GENIUS Act Targets Stablecoins With Real-Time AML Powers
US Treasury Targets Stablecoin Issuers With New AML Rules
The US Treasury has proposed new compliance requirements for stablecoin issuers under the GENIUS Act, forcing them to build formal anti-money laundering programs and gain the power to freeze or reject suspicious transactions. The move signals that regulators now see payment stablecoins as systemically important enough to warrant the same scrutiny applied to banks and money transmitters.
The proposed rule would require every issuer to maintain an AML/CFT and sanctions compliance program capable of identifying, blocking, and reporting illicit activity in real time. Issuers would also need the technical ability to freeze or reject transactions tied to sanctioned addresses or high-risk counterparties, effectively turning them into enforcement agents for the Treasury.
Smaller and offshore issuers face the steepest adjustment, while established players with existing compliance infrastructure are already positioned to absorb the cost. The policy effectively draws a line between compliant, Treasury-friendly stablecoins and those that cannot or will not meet US standards.
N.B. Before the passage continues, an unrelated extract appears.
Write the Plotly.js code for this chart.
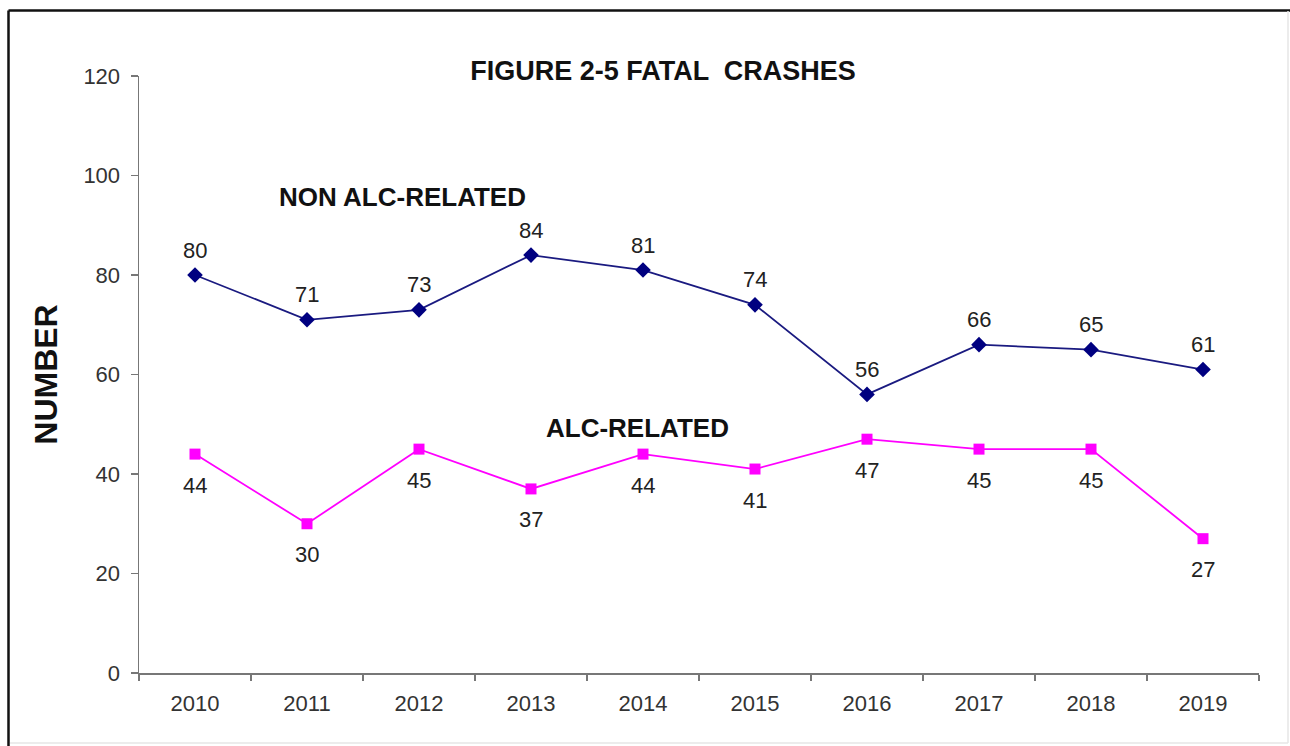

What This Means for Crypto
AML and CFT refer to the legal obligations to prevent money laundering and terrorist financing; the new rules translate those obligations into concrete technical and operational requirements for stablecoin companies. For traders this means faster transaction monitoring and potential delays or blocks on transfers that trigger risk flags.
Long-term investors should view compliant stablecoins as lower regulatory risk assets, while builders must now budget for ongoing compliance staff and on-chain monitoring tools. Issuers that treat these requirements as optional will quickly find themselves cut off from US banking partners and liquidity venues.
Market Impact and Next Moves
Short-term sentiment is likely mixed: compliant issuers may see inflows as institutions rotate toward regulated options, while smaller or offshore tokens could face outflows and reduced trading volume. The biggest near-term risk is sudden enforcement actions against non-compliant issuers that trigger forced liquidations and brief liquidity crunches.
Yet the policy also creates a clearer path for institutional adoption by removing the uncertainty around stablecoin legality. Projects that move quickly to demonstrate robust compliance programs could capture market share as the next wave of regulated capital enters the space.
Issuers that treat compliance as a competitive advantage rather than a burden will be the ones still standing when the next enforcement wave arrives.